I loved doing it. It catered to my obsession for tracking down every last quirky detail. Of course, that species of historical hoarding then presents its own narrative challenges. What you have to discern is the telling detail from the raft of details. I also relished the challenge of trying to make historical arguments within and through her story. Biography is not a genre known for packing an analytic punch, but I hope this one does.

Why have Americans largely forgotten about Craddock, when some of her contemporaries–including Emma Goldman and Margaret Sanger–live on as historical figures?

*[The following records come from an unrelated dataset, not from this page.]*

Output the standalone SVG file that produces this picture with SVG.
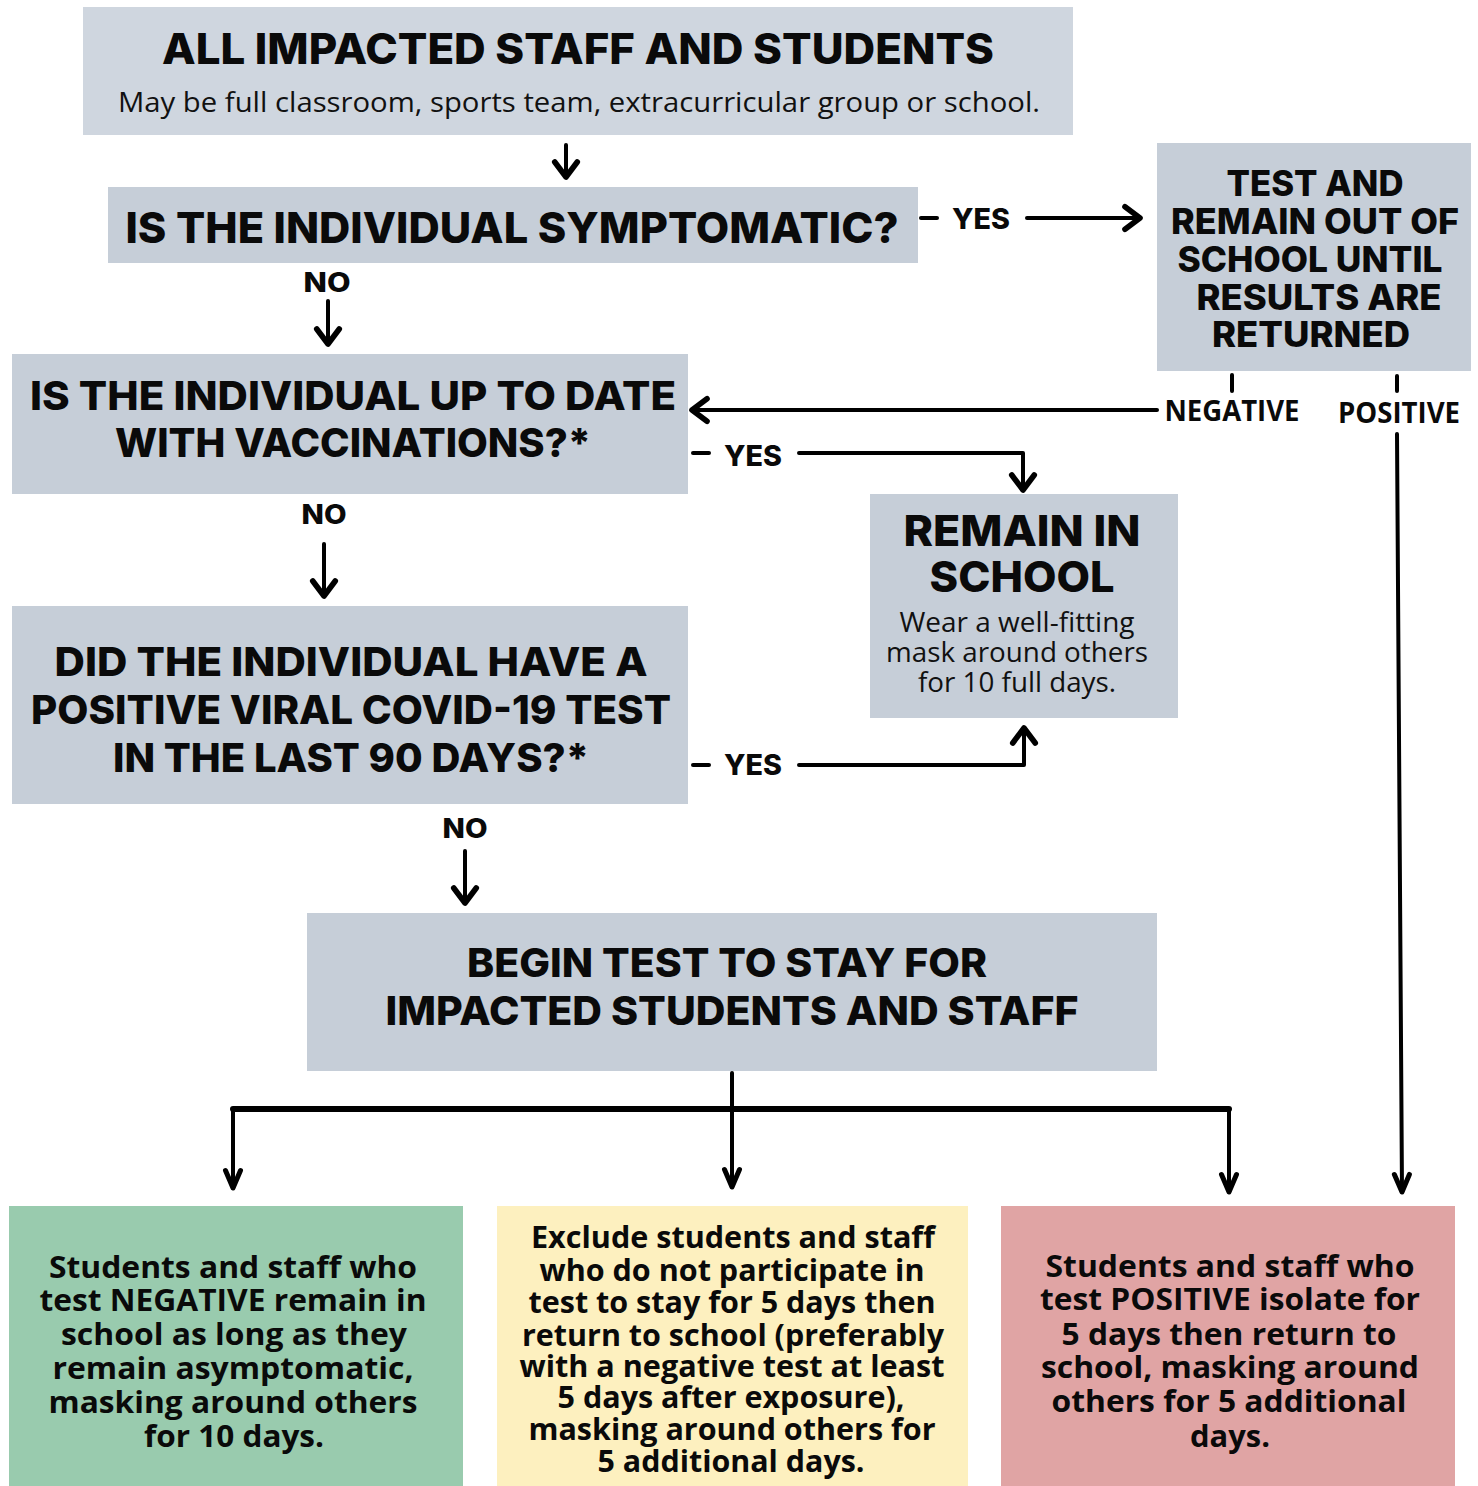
<svg xmlns="http://www.w3.org/2000/svg" width="1478" height="1486" viewBox="0 0 1478 1486">
<defs>
<style>
.box{fill:#c6ced8}
.boxl{fill:#cfd6df}
.t{font-family:Inter,"Liberation Sans",sans-serif;font-weight:800;fill:#0a0a0a;text-anchor:middle}
.b{font-family:"Open Sans","Liberation Sans",sans-serif;font-weight:700;fill:#0a0a0a;text-anchor:middle}
.r{font-family:"Open Sans","Liberation Sans",sans-serif;font-weight:400;fill:#111;text-anchor:middle}
.c{fill:none;stroke:#000;stroke-width:4;stroke-linecap:round;stroke-linejoin:round}
</style>
<marker id="ah" markerUnits="userSpaceOnUse" markerWidth="30" markerHeight="30" viewBox="-16 -12 20 24" refX="0" refY="0" orient="auto">
<path d="M-12,-9 L0,0 L-12,9" fill="none" stroke="#000" stroke-width="4.5" stroke-linecap="round" stroke-linejoin="round"/>
</marker>
<marker id="ahn" markerUnits="userSpaceOnUse" markerWidth="30" markerHeight="30" viewBox="-16 -12 20 24" refX="0" refY="0" orient="auto">
<path d="M-14,-6 L0,0 L-14,6" fill="none" stroke="#000" stroke-width="4" stroke-linecap="round" stroke-linejoin="round"/>
</marker>
</defs>
<rect width="1478" height="1486" fill="#fff"/>

<g id="node-all">
<rect class="boxl" x="83" y="7" width="990" height="128"/>
<text class="t" x="578" y="64" font-size="42" textLength="832" lengthAdjust="spacingAndGlyphs">ALL IMPACTED STAFF AND STUDENTS</text>
<text class="r" x="579" y="112" font-size="27" textLength="922" lengthAdjust="spacingAndGlyphs">May be full classroom, sports team, extracurricular group or school.</text>
</g>

<g id="node-symptomatic">
<rect class="box" x="108" y="187" width="810" height="76"/>
<text class="t" x="512" y="243" font-size="43" textLength="773" lengthAdjust="spacingAndGlyphs">IS THE INDIVIDUAL SYMPTOMATIC?</text>
</g>

<g id="node-test">
<rect class="box" x="1157" y="143" width="314" height="228"/>
<text class="t" x="1315" y="196" font-size="35" textLength="177" lengthAdjust="spacingAndGlyphs">TEST AND</text>
<text class="t" x="1315" y="234" font-size="35" textLength="288" lengthAdjust="spacingAndGlyphs">REMAIN OUT OF</text>
<text class="t" x="1310" y="272" font-size="35" textLength="265" lengthAdjust="spacingAndGlyphs">SCHOOL UNTIL</text>
<text class="t" x="1319" y="310" font-size="35" textLength="245" lengthAdjust="spacingAndGlyphs">RESULTS ARE</text>
<text class="t" x="1311" y="347" font-size="35" textLength="198" lengthAdjust="spacingAndGlyphs">RETURNED</text>
</g>

<g id="node-vaccinated">
<rect class="box" x="12" y="354" width="676" height="140"/>
<text class="t" x="353" y="410" font-size="40" textLength="646" lengthAdjust="spacingAndGlyphs">IS THE INDIVIDUAL UP TO DATE</text>
<text class="t" x="353" y="457" font-size="40" textLength="476" lengthAdjust="spacingAndGlyphs">WITH VACCINATIONS?*</text>
</g>

<g id="node-remain">
<rect class="box" x="870" y="494" width="308" height="224"/>
<text class="t" x="1022" y="546" font-size="43" textLength="237" lengthAdjust="spacingAndGlyphs">REMAIN IN</text>
<text class="t" x="1022" y="592" font-size="43" textLength="185" lengthAdjust="spacingAndGlyphs">SCHOOL</text>
<text class="r" x="1017" y="632" font-size="27" textLength="235" lengthAdjust="spacingAndGlyphs">Wear a well-fitting</text>
<text class="r" x="1017" y="662" font-size="27" textLength="262" lengthAdjust="spacingAndGlyphs">mask around others</text>
<text class="r" x="1017" y="692" font-size="27" textLength="198" lengthAdjust="spacingAndGlyphs">for 10 full days.</text>
</g>

<g id="node-prior-positive">
<rect class="box" x="12" y="606" width="676" height="198"/>
<text class="t" x="351" y="676" font-size="40" textLength="593" lengthAdjust="spacingAndGlyphs">DID THE INDIVIDUAL HAVE A</text>
<text class="t" x="351" y="724" font-size="40" textLength="640" lengthAdjust="spacingAndGlyphs">POSITIVE VIRAL COVID-19 TEST</text>
<text class="t" x="351" y="772" font-size="40" textLength="476" lengthAdjust="spacingAndGlyphs">IN THE LAST 90 DAYS?*</text>
</g>

<g id="node-begin">
<rect class="box" x="307" y="913" width="850" height="158"/>
<text class="t" x="727" y="977" font-size="40" textLength="520" lengthAdjust="spacingAndGlyphs">BEGIN TEST TO STAY FOR</text>
<text class="t" x="732" y="1025" font-size="40" textLength="693" lengthAdjust="spacingAndGlyphs">IMPACTED STUDENTS AND STAFF</text>
</g>

<g id="node-negative">
<rect x="9" y="1206" width="454" height="280" fill="#99cbae"/>
<text class="b" x="233" y="1278" font-size="30" textLength="368" lengthAdjust="spacingAndGlyphs">Students and staff who</text>
<text class="b" x="233" y="1311" font-size="30" textLength="387" lengthAdjust="spacingAndGlyphs">test NEGATIVE remain in</text>
<text class="b" x="234" y="1345" font-size="30" textLength="346" lengthAdjust="spacingAndGlyphs">school as long as they</text>
<text class="b" x="233" y="1379" font-size="30" textLength="361" lengthAdjust="spacingAndGlyphs">remain asymptomatic,</text>
<text class="b" x="233" y="1413" font-size="30" textLength="369" lengthAdjust="spacingAndGlyphs">masking around others</text>
<text class="b" x="234" y="1447" font-size="30" textLength="180" lengthAdjust="spacingAndGlyphs">for 10 days.</text>
</g>

<g id="node-exclude">
<rect x="497" y="1206" width="471" height="280" fill="#fdf0bf"/>
<text class="b" x="733" y="1248" font-size="30" textLength="404" lengthAdjust="spacingAndGlyphs">Exclude students and staff</text>
<text class="b" x="732" y="1281" font-size="30" textLength="385" lengthAdjust="spacingAndGlyphs">who do not participate in</text>
<text class="b" x="732" y="1313" font-size="30" textLength="407" lengthAdjust="spacingAndGlyphs">test to stay for 5 days then</text>
<text class="b" x="733" y="1346" font-size="30" textLength="422" lengthAdjust="spacingAndGlyphs">return to school (preferably</text>
<text class="b" x="732" y="1377" font-size="30" textLength="425" lengthAdjust="spacingAndGlyphs">with a negative test at least</text>
<text class="b" x="731" y="1408" font-size="30" textLength="347" lengthAdjust="spacingAndGlyphs">5 days after exposure),</text>
<text class="b" x="732" y="1440" font-size="30" textLength="407" lengthAdjust="spacingAndGlyphs">masking around others for</text>
<text class="b" x="731" y="1472" font-size="30" textLength="267" lengthAdjust="spacingAndGlyphs">5 additional days.</text>
</g>

<g id="node-positive">
<rect x="1001" y="1206" width="454" height="280" fill="#e0a4a4"/>
<text class="b" x="1230" y="1277" font-size="30" textLength="369" lengthAdjust="spacingAndGlyphs">Students and staff who</text>
<text class="b" x="1230" y="1310" font-size="30" textLength="380" lengthAdjust="spacingAndGlyphs">test POSITIVE isolate for</text>
<text class="b" x="1229" y="1345" font-size="30" textLength="335" lengthAdjust="spacingAndGlyphs">5 days then return to</text>
<text class="b" x="1230" y="1378" font-size="30" textLength="378" lengthAdjust="spacingAndGlyphs">school, masking around</text>
<text class="b" x="1229" y="1412" font-size="30" textLength="355" lengthAdjust="spacingAndGlyphs">others for 5 additional</text>
<text class="b" x="1230" y="1447" font-size="30" textLength="80" lengthAdjust="spacingAndGlyphs">days.</text>
</g>

<g id="connectors">
<line class="c" x1="566" y1="145" x2="566" y2="177" marker-end="url(#ah)"/>
<line class="c" x1="921" y1="218" x2="937" y2="218"/>
<line class="c" x1="1027" y1="218" x2="1140" y2="218" marker-end="url(#ah)"/>
<line class="c" x1="328" y1="301" x2="328" y2="344" marker-end="url(#ah)"/>
<line class="c" x1="1232" y1="375" x2="1232" y2="391"/>
<line class="c" x1="1157" y1="410" x2="692" y2="410" marker-end="url(#ah)"/>
<line class="c" x1="1397" y1="376" x2="1397" y2="391"/>
<line class="c" x1="1397" y1="434" x2="1402" y2="1192" marker-end="url(#ahn)"/>
<line class="c" x1="693" y1="453" x2="709" y2="453"/>
<path class="c" d="M799,453 H1023 V490" marker-end="url(#ah)"/>
<line class="c" x1="324" y1="544" x2="324" y2="596" marker-end="url(#ah)"/>
<line class="c" x1="693" y1="765" x2="709" y2="765"/>
<path class="c" d="M799,765 H1024 V728" marker-end="url(#ah)"/>
<line class="c" x1="465" y1="851" x2="465" y2="903" marker-end="url(#ah)"/>
<line class="c" x1="732" y1="1073" x2="732" y2="1187" marker-end="url(#ahn)"/>
<line x1="233" y1="1109" x2="1229" y2="1109" stroke="#000" stroke-width="6" stroke-linecap="round"/>
<line class="c" x1="233" y1="1109" x2="233" y2="1188" marker-end="url(#ahn)"/>
<line class="c" x1="1229" y1="1109" x2="1229" y2="1192" marker-end="url(#ahn)"/>
<text class="t" x="981" y="229" font-size="28" textLength="58" lengthAdjust="spacingAndGlyphs">YES</text>
<text class="t" x="327" y="292" font-size="27" textLength="47" lengthAdjust="spacingAndGlyphs">NO</text>
<text class="b" x="1232" y="421" font-size="28" textLength="135" lengthAdjust="spacingAndGlyphs">NEGATIVE</text>
<text class="b" x="1399" y="423" font-size="28" textLength="122" lengthAdjust="spacingAndGlyphs">POSITIVE</text>
<text class="t" x="753" y="466" font-size="28" textLength="58" lengthAdjust="spacingAndGlyphs">YES</text>
<text class="t" x="324" y="524" font-size="27" textLength="45" lengthAdjust="spacingAndGlyphs">NO</text>
<text class="t" x="753" y="775" font-size="28" textLength="58" lengthAdjust="spacingAndGlyphs">YES</text>
<text class="t" x="465" y="838" font-size="27" textLength="45" lengthAdjust="spacingAndGlyphs">NO</text>
</g>
</svg>
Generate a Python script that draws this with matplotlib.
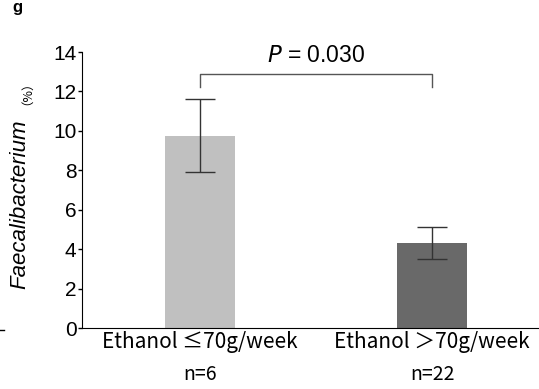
import matplotlib
matplotlib.use("Agg")
import matplotlib.pyplot as plt

groups = ["Ethanol \u226470g/week", "Ethanol \uff1e70g/week"]
counts = ["n=6", "n=22"]
means = [9.75, 4.3]
err_low = [7.9, 3.5]
err_high = [11.6, 5.1]
p_text = "0.030"

cjk = ["Noto Sans CJK JP", "DejaVu Sans"]

fig = plt.figure(figsize=(5.39, 3.89), dpi=100)
ax = fig.add_axes([82 / 539, 61 / 389, 457 / 539, 276 / 389])

x = [0, 1]
yerr = [[m - lo for m, lo in zip(means, err_low)],
        [hi - m for m, hi in zip(means, err_high)]]
ax.bar(x, means, width=0.30, color=["#c0c0c0", "#696969"], zorder=1)
ax.errorbar(x, means, yerr=yerr, fmt="none", ecolor="#333333",
            elinewidth=1, capsize=10.5, capthick=1, zorder=2)

ax.set_xlim(-0.509, 1.461)
ax.set_ylim(0, 14)
ax.set_yticks(range(0, 15, 2))
ax.set_xticks(x)
ax.set_xticklabels(groups, family=cjk, fontsize=15)
ax.tick_params(axis="x", length=0, pad=2)
ax.tick_params(axis="y", length=3, width=1, pad=1, labelsize=15)
for lab in ax.get_yticklabels():
    lab.set_family("Liberation Sans")
ax.spines["top"].set_visible(False)
ax.spines["right"].set_visible(False)

for xi, n in zip(x, counts):
    ax.text(xi, -0.17, n, transform=ax.get_xaxis_transform(), ha="center", va="center",
            family=cjk, fontsize=14)

# significance bracket
ax.plot([0, 0, 1, 1], [12.2, 12.9, 12.9, 12.2], color="#555555", lw=1, clip_on=False)
ax.text(0.5, 13.8, r"$\mathit{P}$ = " + p_text, ha="center", va="center",
        family="Liberation Sans", fontsize=16.5)

# y label
fig.text(20 / 539, 1 - 204 / 389, "Faecalibacterium", rotation=90, ha="center", va="center",
         style="italic", family="Liberation Sans", fontsize=16)
fig.text(21 / 539, 1 - 87 / 389, "\uff08%\uff09", rotation=90, ha="center", va="center",
         family=cjk, fontsize=9)

# panel letter
fig.text(17 / 539, 1.0, "g", ha="center", va="top", fontweight="bold",
         family="Liberation Sans", fontsize=12)
fig.add_artist(plt.Line2D([0, 4 / 539], [1 - 330 / 389, 1 - 330 / 389], color="black", lw=1))

fig.savefig("out.png", dpi=100)
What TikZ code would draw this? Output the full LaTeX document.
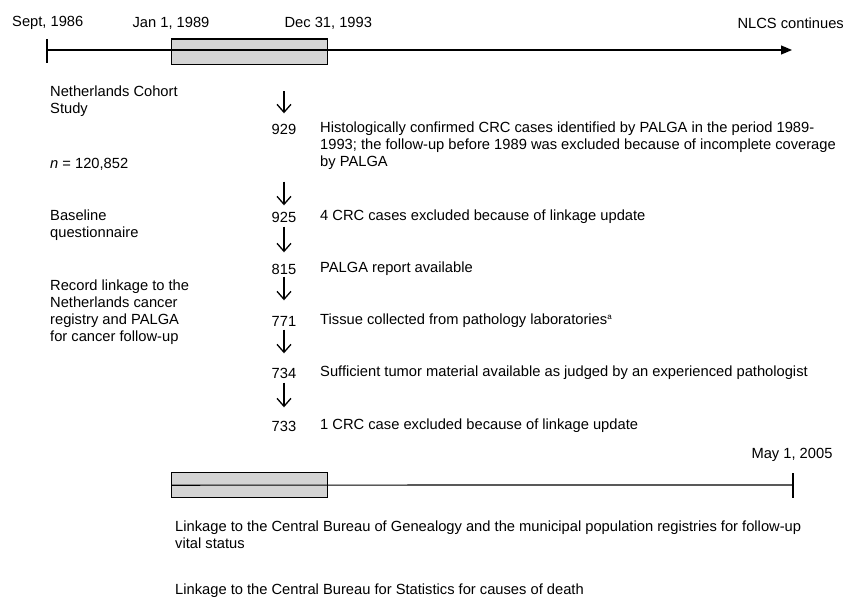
\documentclass[tikz,border=0pt]{standalone}
\usepackage{fontspec}
\setmainfont{Liberation Sans}
\usetikzlibrary{arrows.meta}
\begin{document}
\begin{tikzpicture}[x=1pt,y=-1pt,
  every node/.style={inner sep=0pt, font=\fontsize{14.7}{17}\selectfont},
  lbl/.style={anchor=west, align=left},
  num/.style={anchor=center, text height=10.5pt, text depth=0pt},
  tl/.style={line width=1.2pt},
  period/.style={draw=black, line width=1.3pt, fill=black!17},
  flowarrow/.style={line width=1.3pt, -{Straight Barb[length=8pt,width=14pt,line width=1.3pt]}}
]
\useasboundingbox (0,0) rectangle (845,602);

% ---- top timeline ----
\node[period, minimum width=156pt, minimum height=25pt, anchor=north west] (box1) at (171,38.5) {};
\coordinate (t1start) at (47,50);
\coordinate (t1end) at (792,50);
\draw[tl, -{Triangle[length=11pt,width=9pt]}] (t1start) -- (t1end);
\draw[tl] (47,39) -- (47,63);
\node[anchor=west] (sept) at (12,23) {Sept, 1986};
\node (jan) at (box1.north west |- 0,23) {Jan 1, 1989};
\node (dec) at (box1.north east |- 0,23) {Dec 31, 1993};
\node[anchor=east] (nlcs) at (844,23) {NLCS continues};

% ---- left column ----
\node[lbl] (nlcsstudy) at (50,101.5) {Netherlands Cohort\\Study};
\node[lbl] (ncount) at (50,164) {\textit{n} = 120,852};
\node[lbl] (baseline) at (50,225.5) {Baseline\\questionnaire};
\node[lbl] (record) at (50,312.5) {Record linkage to the\\Netherlands cancer\\registry and PALGA\\for cancer follow-up};

% ---- numbers ----
\coordinate (a1top) at (284,91);
\node[num] (n929) at (284,129) {929};
\node[num] (n925) at (284,217) {925};
\node[num] (n815) at (284,269) {815};
\node[num] (n771) at (284,321) {771};
\node[num] (n734) at (284,373) {734};
\node[num] (n733) at (284,426) {733};

% ---- descriptions ----
\node[lbl] (d929) at (320,146) {Histologically confirmed CRC cases identified by PALGA in the period 1989-\\1993; the follow-up before 1989 was excluded because of incomplete coverage\\by PALGA};
\node[lbl] (d925) at (320,217) {4 CRC cases excluded because of linkage update};
\node[lbl] (d815) at (320,269) {PALGA report available};
\node[lbl] (d771) at (320,321) {Tissue collected from pathology laboratories\textsuperscript{\fontsize{8}{8}\selectfont a}};
\node[lbl] (d734) at (320,373) {Sufficient tumor material available as judged by an experienced pathologist};
\node[lbl] (d733) at (320,426) {1 CRC case excluded because of linkage update};

% ---- flow arrows ----
\draw[flowarrow, shorten >=10.25pt] (a1top) -- (n929.north);
\draw[flowarrow, shorten <=47.25pt, shorten >=6.25pt] (n929.south) -- (n925.north);
\draw[flowarrow, shorten <=4.25pt, shorten >=11.25pt] (n925.south) -- (n815.north);
\draw[flowarrow, shorten <=2.25pt, shorten >=15.25pt] (n815.south) -- (n771.north);
\draw[flowarrow, shorten <=3.25pt, shorten >=14.25pt] (n771.south) -- (n734.north);
\draw[flowarrow, shorten <=4.25pt, shorten >=13.25pt] (n734.south) -- (n733.north);

% ---- bottom timeline ----
\node[period, minimum width=156pt, minimum height=25pt, anchor=north west] (box2) at (171,472) {};
\coordinate (t2end) at (793,485);
\draw[tl] (box2.west) -- (t2end);
\draw[tl] (793,473) -- (793,498);
\node (may) at (792,455) {May 1, 2005};

\node[lbl] (cbg) at (175,534.5) {Linkage to the Central Bureau of Genealogy and the municipal population registries for follow-up\\vital status};
\node[lbl] (cbs) at (175,591) {Linkage to the Central Bureau for Statistics for causes of death};
\end{tikzpicture}
\end{document}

Goldman and Sanger are major figures; Craddock was kept on the margins through her idiosyncrasies. Many of her contemporaries, including her own mother, thought her spiritualist notions qualified her as an insane person. (After all, she claimed that a long-departed suitor had come back to her as an angelic husband in the dreamland of her spiritual life.) In the nineteenth century, religious innovators were often the conduit of sexual revolutions of one kind or another. In the twentieth century, the religious elements of sex radicalism were often put aside in favor of more secular, scientific, and consumerist idioms for thinking about sexual expression. Craddock and company often got cast as disreputable cranks that had little to contribute to the cause in its modern guise. That Craddock did not fit well with the latter-day sexual revolution did not stop Playboy magazine from highlighting her as an inaugurator of the “Century of Sex.” Mostly, she has been forgotten–until now–and shady memories of her, like Playboy’s, have hardly done justice to her colorful and oddly consequential life.